* WHAT YOU WILL DO
Transcribe the material word for word, but without the images.
-.-.-
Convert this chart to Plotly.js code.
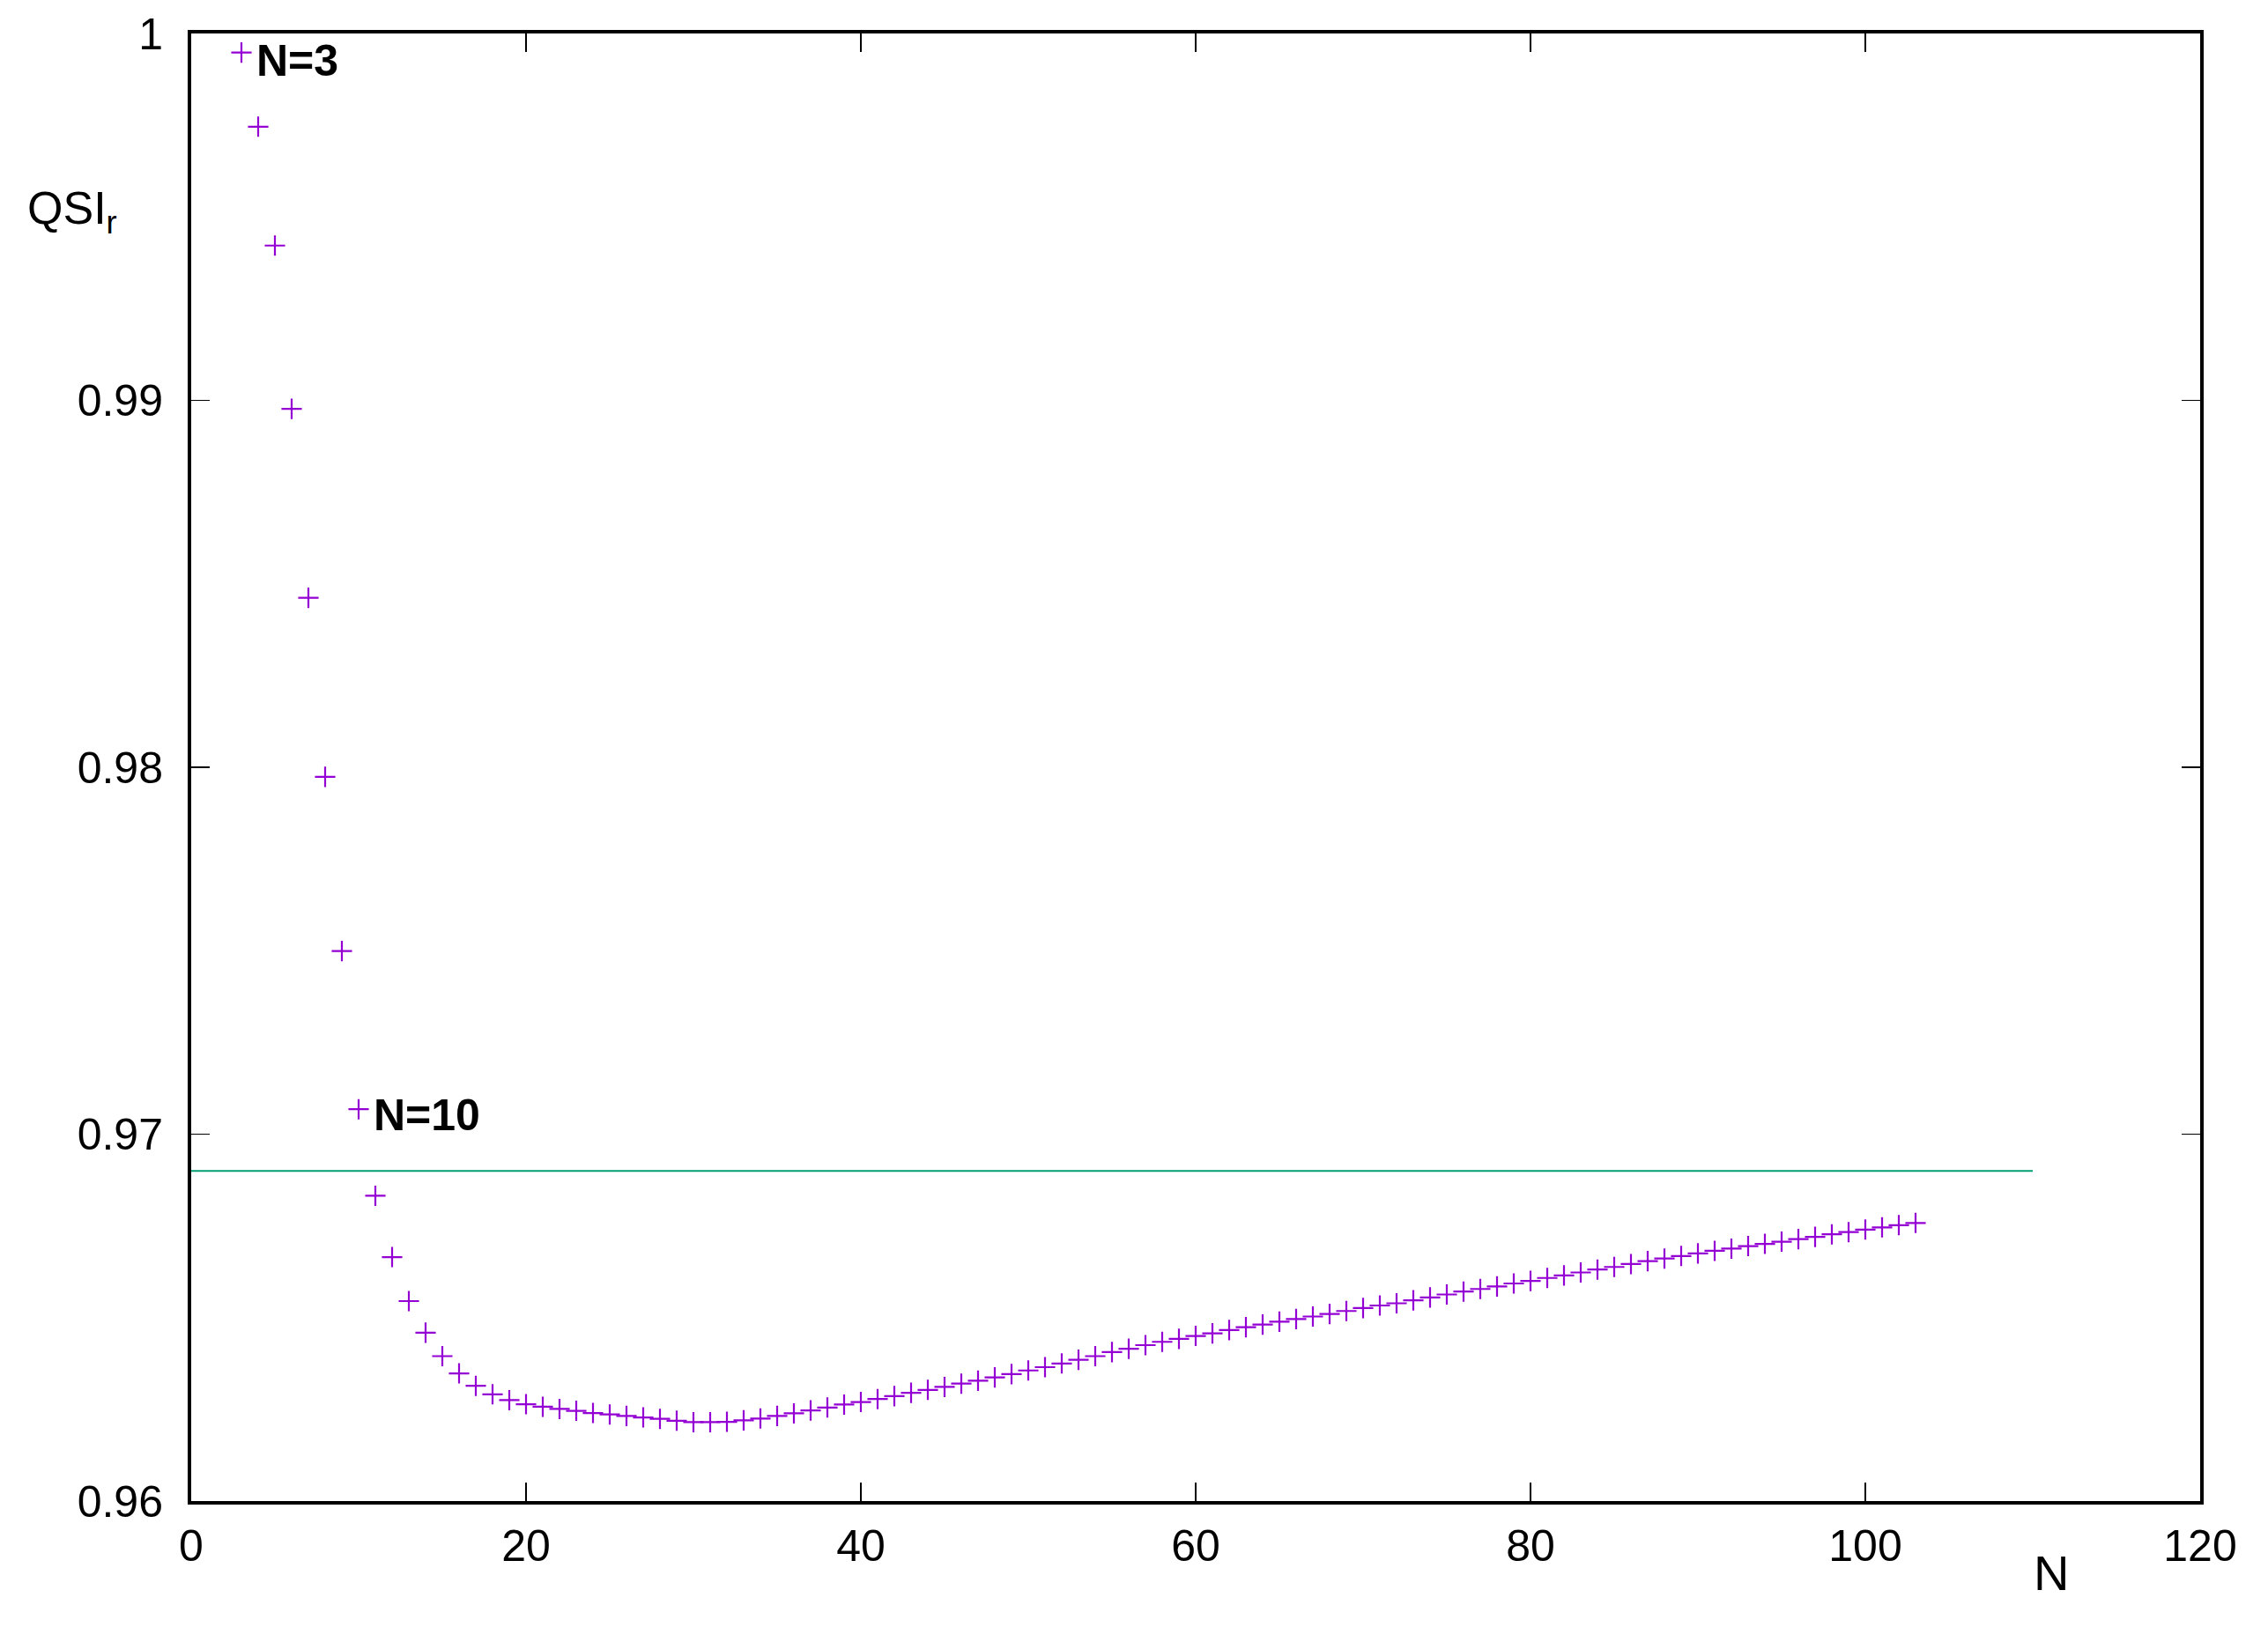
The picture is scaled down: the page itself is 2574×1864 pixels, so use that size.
<!DOCTYPE html>
<html>
<head>
<meta charset="utf-8">
<script src="https://cdn.plot.ly/plotly-3.0.1.min.js"></script>
<style>
  html, body { margin: 0; padding: 0; background: #fff; }
  #chart { width: 2574px; height: 1864px; }
</style>
</head>
<body>
<div id="chart"></div>
<script>
// N values and the QSI_r
const nValues = [
  3, 4, 5, 6, 7, 8, 9, 10, 11, 12, 13, 14, 15, 16, 17, 18, 19, 20,
  21, 22, 23, 24, 25, 26, 27, 28, 29, 30, 31, 32, 33, 34, 35, 36, 37, 38, 39, 40,
  41, 42, 43, 44, 45, 46, 47, 48, 49, 50, 51, 52, 53, 54, 55, 56, 57, 58, 59, 60,
  61, 62, 63, 64, 65, 66, 67, 68, 69, 70, 71, 72, 73, 74, 75, 76, 77, 78, 79, 80,
  81, 82, 83, 84, 85, 86, 87, 88, 89, 90, 91, 92, 93, 94, 95, 96, 97, 98, 99, 100,
  101, 102, 103
]
const qsiValues = [
  0.99948, 0.99746, 0.99422, 0.98977, 0.98462, 0.97974, 0.97499, 0.97068,
  0.96832, 0.96665, 0.96545, 0.96459, 0.96395, 0.96348, 0.96314, 0.96291, 0.96275, 0.96264,
  0.96257, 0.96251, 0.96246, 0.96240, 0.96236, 0.96232, 0.96228, 0.96224, 0.96219, 0.96215,
  0.96215, 0.96216, 0.96220, 0.96225, 0.96232, 0.96239, 0.96247, 0.96255, 0.96263, 0.96270,
  0.96278, 0.96286, 0.96295, 0.96303, 0.96311, 0.96320, 0.96328, 0.96337, 0.96346, 0.96356,
  0.96365, 0.96375, 0.96385, 0.96395, 0.96406, 0.96415, 0.96425, 0.96434, 0.96442, 0.96450,
  0.96457, 0.96466, 0.96474, 0.96481, 0.96489, 0.96496, 0.96503, 0.96510, 0.96518, 0.96526,
  0.96533, 0.96539, 0.96547, 0.96555, 0.96563, 0.96571, 0.96578, 0.96585, 0.96593, 0.96600,
  0.96608, 0.96615, 0.96623, 0.96631, 0.96638, 0.96646, 0.96654, 0.96661, 0.96668, 0.96675,
  0.96682, 0.96688, 0.96695, 0.96701, 0.96707, 0.96714, 0.96720, 0.96727, 0.96733, 0.96740,
  0.96746, 0.96752, 0.96758
]

// horizontal reference level
const refX = [0, 110]
const refY = [0.969, 0.969]

const xTicks = [0, 20, 40, 60, 80, 100, 120]
const yTicks = [0.96, 0.97, 0.98, 0.99, 1]
const yTickText = ["0.96", "0.97", "0.98", "0.99", "1"]

const FONT = "Liberation Sans, Arial, sans-serif"

const data = [
  {
    x: refX,
    y: refY,
    mode: "lines",
    line: { color: "#009e73", width: 2 },
    hoverinfo: "skip",
  },
  {
    x: nValues,
    y: qsiValues,
    mode: "markers",
    marker: {
      symbol: "cross-thin",
      size: 16.5,
      color: "#9400d3",
      line: { color: "#9400d3", width: 2.2 },
    },
  },
]

const axisCommon = {
  showgrid: false,
  zeroline: false,
  showline: true,
  linecolor: "#000",
  linewidth: 4,
  mirror: "ticks",
  ticks: "inside",
  ticklen: 21,
  tickwidth: 1.5,
  tickcolor: "#000",
  tickfont: { family: FONT, size: 50, color: "#000" },
}

const layout = {
  width: 2574,
  height: 1864,
  margin: { l: 217, r: 77, t: 38, b: 160 },
  paper_bgcolor: "#fff",
  plot_bgcolor: "#fff",
  showlegend: false,
  font: { family: FONT, color: "#000" },
  xaxis: Object.assign({}, axisCommon, {
    range: [0, 120],
    tickvals: xTicks,
    ticktext: xTicks.map(String),
    ticklabelstandoff: 4,
  }),
  yaxis: Object.assign({}, axisCommon, {
    range: [0.96, 1.0],
    tickvals: yTicks,
    ticktext: yTickText,
    ticklabelstandoff: 18,
  }),
  annotations: [
    {
      text: "<b>N=3</b>",
      x: 3.8, y: 0.99925, xref: "x", yref: "y",
      xanchor: "left", yanchor: "middle", showarrow: false,
      font: { family: FONT, size: 50, color: "#000" },
    },
    {
      text: "<b>N=10</b>",
      x: 10.8, y: 0.97052, xref: "x", yref: "y",
      xanchor: "left", yanchor: "middle", showarrow: false,
      font: { family: FONT, size: 50, color: "#000" },
    },
    {
      text: "QSI<sub>r</sub>",
      x: -0.0826, y: 0.879, xref: "paper", yref: "paper",
      xanchor: "left", yanchor: "middle", showarrow: false,
      font: { family: FONT, size: 52, color: "#000" },
    },
    {
      text: "N",
      x: 0.9259, y: -0.0492, xref: "paper", yref: "paper",
      xanchor: "center", yanchor: "middle", showarrow: false,
      font: { family: FONT, size: 56, color: "#000" },
    },
  ],
}

Plotly.newPlot("chart", data, layout, { displayModeBar: false, staticPlot: true })
</script>
</body>
</html>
-.-.-
* SOLUTION FOR THIS EXERCISE
Convert this chart to Plotly.js code.
The picture is scaled down: the page itself is 2574×1864 pixels, so use that size.
<!DOCTYPE html>
<html>
<head>
<meta charset="utf-8">
<script src="https://cdn.plot.ly/plotly-3.0.1.min.js"></script>
<style>
  html, body { margin: 0; padding: 0; background: #fff; }
  #chart { width: 2574px; height: 1864px; }
</style>
</head>
<body>
<div id="chart"></div>
<script>
// N values and the QSI_r
const nValues = [
  3, 4, 5, 6, 7, 8, 9, 10, 11, 12, 13, 14, 15, 16, 17, 18, 19, 20,
  21, 22, 23, 24, 25, 26, 27, 28, 29, 30, 31, 32, 33, 34, 35, 36, 37, 38, 39, 40,
  41, 42, 43, 44, 45, 46, 47, 48, 49, 50, 51, 52, 53, 54, 55, 56, 57, 58, 59, 60,
  61, 62, 63, 64, 65, 66, 67, 68, 69, 70, 71, 72, 73, 74, 75, 76, 77, 78, 79, 80,
  81, 82, 83, 84, 85, 86, 87, 88, 89, 90, 91, 92, 93, 94, 95, 96, 97, 98, 99, 100,
  101, 102, 103
]
const qsiValues = [
  0.99948, 0.99746, 0.99422, 0.98977, 0.98462, 0.97974, 0.97499, 0.97068,
  0.96832, 0.96665, 0.96545, 0.96459, 0.96395, 0.96348, 0.96314, 0.96291, 0.96275, 0.96264,
  0.96257, 0.96251, 0.96246, 0.96240, 0.96236, 0.96232, 0.96228, 0.96224, 0.96219, 0.96215,
  0.96215, 0.96216, 0.96220, 0.96225, 0.96232, 0.96239, 0.96247, 0.96255, 0.96263, 0.96270,
  0.96278, 0.96286, 0.96295, 0.96303, 0.96311, 0.96320, 0.96328, 0.96337, 0.96346, 0.96356,
  0.96365, 0.96375, 0.96385, 0.96395, 0.96406, 0.96415, 0.96425, 0.96434, 0.96442, 0.96450,
  0.96457, 0.96466, 0.96474, 0.96481, 0.96489, 0.96496, 0.96503, 0.96510, 0.96518, 0.96526,
  0.96533, 0.96539, 0.96547, 0.96555, 0.96563, 0.96571, 0.96578, 0.96585, 0.96593, 0.96600,
  0.96608, 0.96615, 0.96623, 0.96631, 0.96638, 0.96646, 0.96654, 0.96661, 0.96668, 0.96675,
  0.96682, 0.96688, 0.96695, 0.96701, 0.96707, 0.96714, 0.96720, 0.96727, 0.96733, 0.96740,
  0.96746, 0.96752, 0.96758
]

// horizontal reference level
const refX = [0, 110]
const refY = [0.969, 0.969]

const xTicks = [0, 20, 40, 60, 80, 100, 120]
const yTicks = [0.96, 0.97, 0.98, 0.99, 1]
const yTickText = ["0.96", "0.97", "0.98", "0.99", "1"]

const FONT = "Liberation Sans, Arial, sans-serif"

const data = [
  {
    x: refX,
    y: refY,
    mode: "lines",
    line: { color: "#009e73", width: 2 },
    hoverinfo: "skip",
  },
  {
    x: nValues,
    y: qsiValues,
    mode: "markers",
    marker: {
      symbol: "cross-thin",
      size: 16.5,
      color: "#9400d3",
      line: { color: "#9400d3", width: 2.2 },
    },
  },
]

const axisCommon = {
  showgrid: false,
  zeroline: false,
  showline: true,
  linecolor: "#000",
  linewidth: 4,
  mirror: "ticks",
  ticks: "inside",
  ticklen: 21,
  tickwidth: 1.5,
  tickcolor: "#000",
  tickfont: { family: FONT, size: 50, color: "#000" },
}

const layout = {
  width: 2574,
  height: 1864,
  margin: { l: 217, r: 77, t: 38, b: 160 },
  paper_bgcolor: "#fff",
  plot_bgcolor: "#fff",
  showlegend: false,
  font: { family: FONT, color: "#000" },
  xaxis: Object.assign({}, axisCommon, {
    range: [0, 120],
    tickvals: xTicks,
    ticktext: xTicks.map(String),
    ticklabelstandoff: 4,
  }),
  yaxis: Object.assign({}, axisCommon, {
    range: [0.96, 1.0],
    tickvals: yTicks,
    ticktext: yTickText,
    ticklabelstandoff: 18,
  }),
  annotations: [
    {
      text: "<b>N=3</b>",
      x: 3.8, y: 0.99925, xref: "x", yref: "y",
      xanchor: "left", yanchor: "middle", showarrow: false,
      font: { family: FONT, size: 50, color: "#000" },
    },
    {
      text: "<b>N=10</b>",
      x: 10.8, y: 0.97052, xref: "x", yref: "y",
      xanchor: "left", yanchor: "middle", showarrow: false,
      font: { family: FONT, size: 50, color: "#000" },
    },
    {
      text: "QSI<sub>r</sub>",
      x: -0.0826, y: 0.879, xref: "paper", yref: "paper",
      xanchor: "left", yanchor: "middle", showarrow: false,
      font: { family: FONT, size: 52, color: "#000" },
    },
    {
      text: "N",
      x: 0.9259, y: -0.0492, xref: "paper", yref: "paper",
      xanchor: "center", yanchor: "middle", showarrow: false,
      font: { family: FONT, size: 56, color: "#000" },
    },
  ],
}

Plotly.newPlot("chart", data, layout, { displayModeBar: false, staticPlot: true })
</script>
</body>
</html>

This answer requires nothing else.